Andreas H. Hielscher, PhD, a professor of Biomedical Engineering, Electrical Engineering, and Radiology at Columbia, has designed a digital continuous wave system that images both breasts at the same time at fast-frame rates, with a large number of sources and detectors. As opposed to mammography, no compression is required. As compared with magnetic resonance imaging, there is no need for intravenous injection or to be in an enclosed space.
Columbia researchers wanted to determine whether DOT could be used as an early predictive tool for patients with locally advanced or high-risk breast cancer receiving neoadjuvant chemotherapy. The study focused on early changes in DOT-derived parameters for concentrations of oxyhemoglobin (HbO2), deoxyhemoglobin (Hb), total hemoglobin, and tissue scattering.1 These values then were compared with the pathologic response to chemotherapy, as measured by residual cancer burden (RCB) score.

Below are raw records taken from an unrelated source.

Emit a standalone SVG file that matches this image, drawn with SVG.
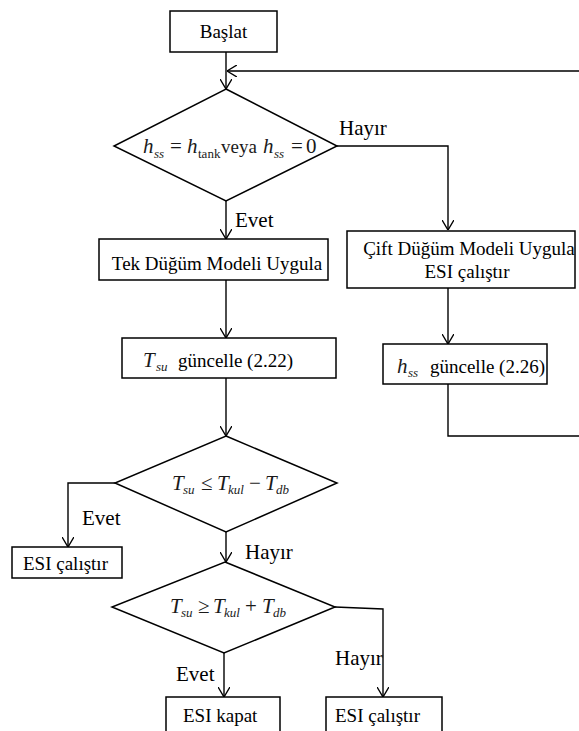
<svg xmlns="http://www.w3.org/2000/svg" width="579" height="731" viewBox="0 0 579 731" font-family="'Liberation Serif', 'Times New Roman', serif">
<defs>
<marker id="arr" viewBox="0 0 10 12" refX="10" refY="6" markerWidth="10" markerHeight="12" markerUnits="userSpaceOnUse" orient="auto">
<path d="M0,0 L10,6 L0,12" fill="none" stroke="#000" stroke-width="1.4"/>
</marker>
<style>
.box{fill:#fff;stroke:#000;stroke-width:1.5}
.dia{fill:#fff;stroke:#000;stroke-width:1.5}
.ln{fill:none;stroke:#000;stroke-width:1.4}
.t{font-size:19px;fill:#000}
.lbl{font-size:21px;fill:#000}
.m{font-size:21px;fill:#1a1a1a}
.i{font-style:italic}
.s{font-size:13px}
.v{font-size:19px}
</style>
</defs>
<rect width="579" height="731" fill="#fff"/>

<g id="connectors">
<line class="ln" x1="226" y1="52" x2="226" y2="89" marker-end="url(#arr)"/>
<path class="ln" d="M448,384 V436 H580 V71 H227" marker-end="url(#arr)"/>
<path class="ln" d="M337,146 H448 V230" marker-end="url(#arr)"/>
<line class="ln" x1="226" y1="201" x2="226" y2="239" marker-end="url(#arr)"/>
<line class="ln" x1="448" y1="288" x2="448" y2="344" marker-end="url(#arr)"/>
<line class="ln" x1="226" y1="280" x2="226" y2="338" marker-end="url(#arr)"/>
<line class="ln" x1="226" y1="378" x2="226" y2="436" marker-end="url(#arr)"/>
<path class="ln" d="M115,483 H68 V547" marker-end="url(#arr)"/>
<line class="ln" x1="226" y1="532" x2="226" y2="562" marker-end="url(#arr)"/>
<path class="ln" d="M335,607 L383,609 V697" marker-end="url(#arr)"/>
<line class="ln" x1="224" y1="653" x2="224" y2="697" marker-end="url(#arr)"/>
<text class="lbl" x="339" y="135">Hayır</text>
<text class="lbl" x="235" y="227">Evet</text>
<text class="lbl" x="82" y="525">Evet</text>
<text class="lbl" x="245" y="559">Hayır</text>
<text class="lbl" x="335" y="665">Hayır</text>
<text class="lbl" x="176" y="681">Evet</text>
</g>

<g id="baslat">
<rect class="box" x="170" y="11" width="107" height="41"/>
<text class="t" x="223.5" y="38" text-anchor="middle">Başlat</text>
</g>

<g id="karar1">
<polygon class="dia" points="226,89 337,146 226,201 114,146"/>
<text class="m"><tspan class="i" x="143" y="153">h</tspan><tspan class="i s" x="154" y="158">ss</tspan><tspan x="170" y="153">=</tspan><tspan class="i" x="187" y="153">h</tspan><tspan class="s" x="198" y="158">tank</tspan><tspan class="v" x="221" y="153">veya</tspan><tspan class="i" x="263" y="153">h</tspan><tspan class="i s" x="274" y="158">ss</tspan><tspan x="291" y="153">=</tspan><tspan x="306" y="153">0</tspan></text>
</g>

<g id="tek">
<rect class="box" x="99" y="239" width="229" height="41"/>
<text class="t" x="217" y="270" text-anchor="middle">Tek Düğüm Modeli Uygula</text>
</g>

<g id="cift">
<rect class="box" x="347" y="231" width="228" height="57"/>
<text class="t" x="469" y="255" text-anchor="middle">Çift Düğüm Modeli Uygula</text>
<text class="t" x="467" y="278" text-anchor="middle">ESI çalıştır</text>
</g>

<g id="tsu">
<rect class="box" x="122" y="338" width="214" height="40"/>
<text class="m"><tspan class="i" x="143" y="367">T</tspan><tspan class="i s" x="156" y="371">su</tspan></text>
<text class="t" x="178" y="367">güncelle (2.22)</text>
</g>

<g id="hss">
<rect class="box" x="383" y="344" width="164" height="40"/>
<text class="m"><tspan class="i" x="397" y="373">h</tspan><tspan class="i s" x="408" y="377">ss</tspan></text>
<text class="t" x="430" y="373">güncelle (2.26)</text>
</g>

<g id="karar2">
<polygon class="dia" points="226,436 337,483 226,532 115,483"/>
<text class="m"><tspan class="i" x="172" y="490">T</tspan><tspan class="i s" x="183" y="494">su</tspan><tspan x="201" y="490">≤</tspan><tspan class="i" x="217" y="490">T</tspan><tspan class="i s" x="228" y="494">kul</tspan><tspan x="249" y="490">−</tspan><tspan class="i" x="265" y="490">T</tspan><tspan class="i s" x="276" y="494">db</tspan></text>
</g>

<g id="esi1">
<rect class="box" x="12" y="547" width="110" height="31"/>
<text class="t" x="23" y="570">ESI çalıştır</text>
</g>

<g id="karar3">
<polygon class="dia" points="225,562 335,607 224,653 112,607"/>
<text class="m"><tspan class="i" x="170" y="613">T</tspan><tspan class="i s" x="181" y="617">su</tspan><tspan x="198" y="613">≥</tspan><tspan class="i" x="213" y="613">T</tspan><tspan class="i s" x="224" y="617">kul</tspan><tspan x="245" y="613">+</tspan><tspan class="i" x="262" y="613">T</tspan><tspan class="i s" x="273" y="617">db</tspan></text>
</g>

<g id="kapat">
<rect class="box" x="166" y="697" width="114" height="40"/>
<text class="t" x="183" y="722">ESI kapat</text>
</g>

<g id="esi2">
<rect class="box" x="326" y="697" width="116" height="40"/>
<text class="t" x="335" y="722">ESI çalıştır</text>
</g>
</svg>
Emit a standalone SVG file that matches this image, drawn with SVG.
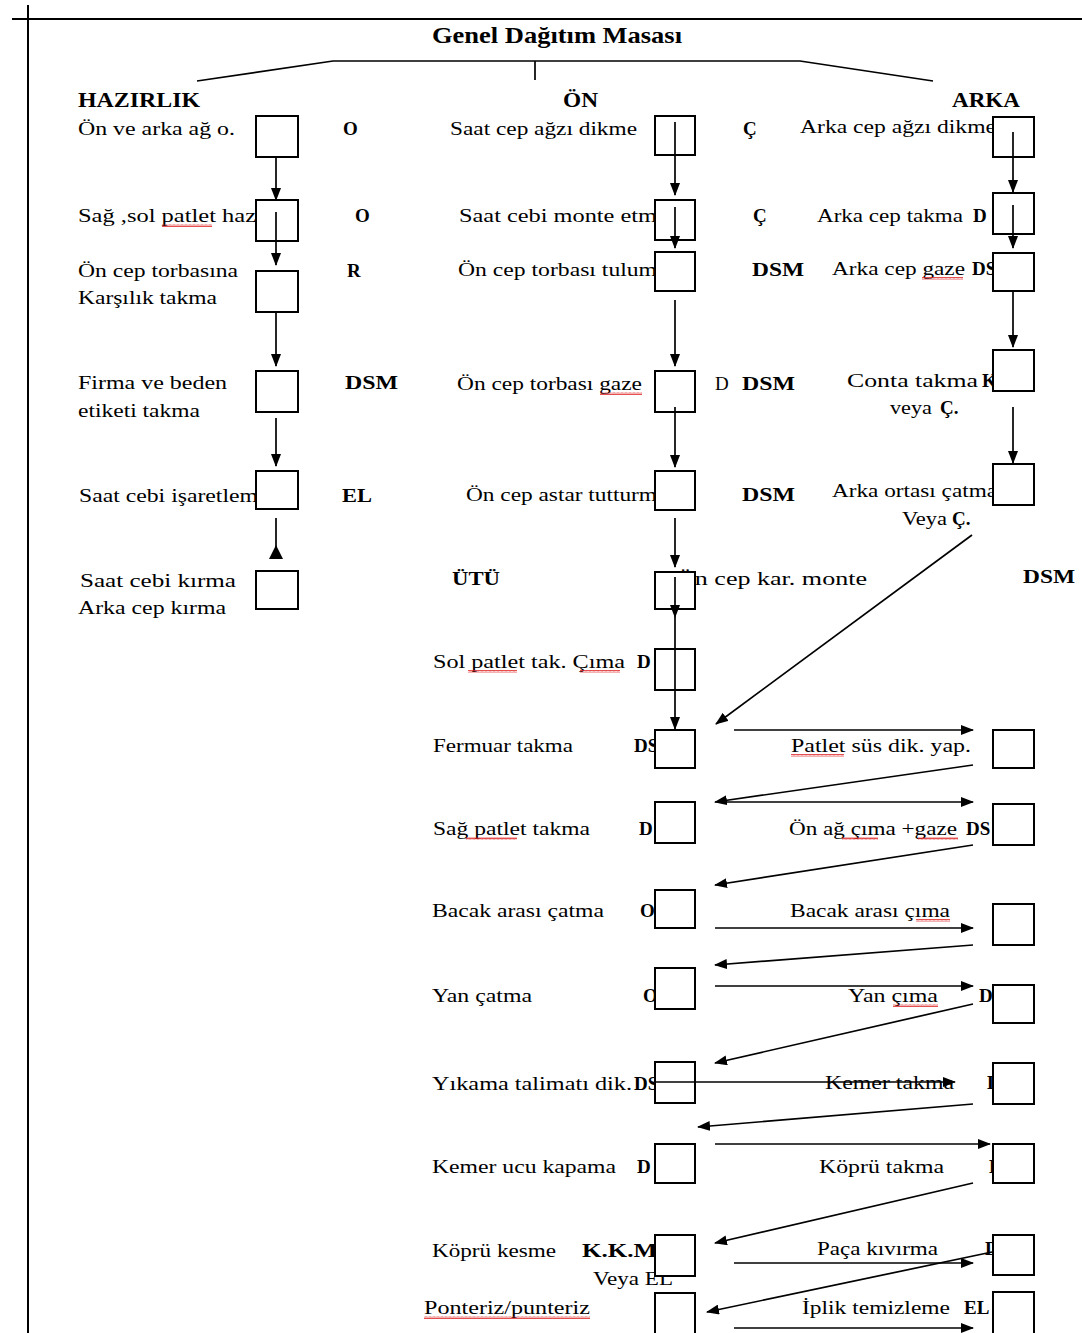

Beginning in July 2011, investigators have enrolled approximately 30 women with stage II-IIIC invasive breast cancer in a clinical trial. All patients undergo neoadjuvant chemotherapy with 12 cycles of a weekly taxane followed by four cycles of doxorubicin with cyclophosphamide.
DOT has been employed six times during the chemotherapy, including a baseline and follow-up images 2 weeks after starting chemotherapy. The study is still ongoing, and several enrolled patients have yet to complete treatment and undergo surgery. However, the preliminary findings have been significant.
As reported at the San Antonio Breast Cancer Symposium in 2012,2 approximately 40% of patients were pathologic responders to neoadjuvant chemotherapy as measured by RCB, and 60% were nonresponders. Notably, 2-week changes in various DOT-derived parameters, such as Hb and HbO2, strongly correlated with pathologic response. At the 2013 San Antonio Breast Cancer Symposium, updated data will be presented.
In summary, the study has shown that 2-week changes in DOT-generated characteristics predict which patients are likely to have a pathologic response to neoadjuvant chemotherapy. The ultimate benefit of this imaging system may be that it gives physicians a tool to determine who is likely to respond at the time of surgery and who is not. This study is ongoing, as it has been expanded to include patients with different subtypes of breast cancer.
Starting in early 2014, a second study will use DOT to investigate how the imaging system predicts response to neoadjuvant bevacizumab plus chemotherapy in 25 patients with triple-negative or luminal B breast cancer. Specifically, the trial will seek to identify DOT-derived markers that can distinguish between responders and nonresponders to neoadjuvant antiangiogenic therapy, for which bevacizumab is the “gold standard.”
Researchers hypothesize that changes in DOT-derived parameters, after 14 days of bevacizumab, will associate with pathologic response at the time of surgery, as measured by the RCB score.
Although antiangiogenic drugs have shown promise, there are no biologic markers or clinical characteristics that identify which patients benefit from these therapies. Since some patients clearly benefit from these drugs, it is highly desirable to develop noninvasive biomarkers that predict patient response.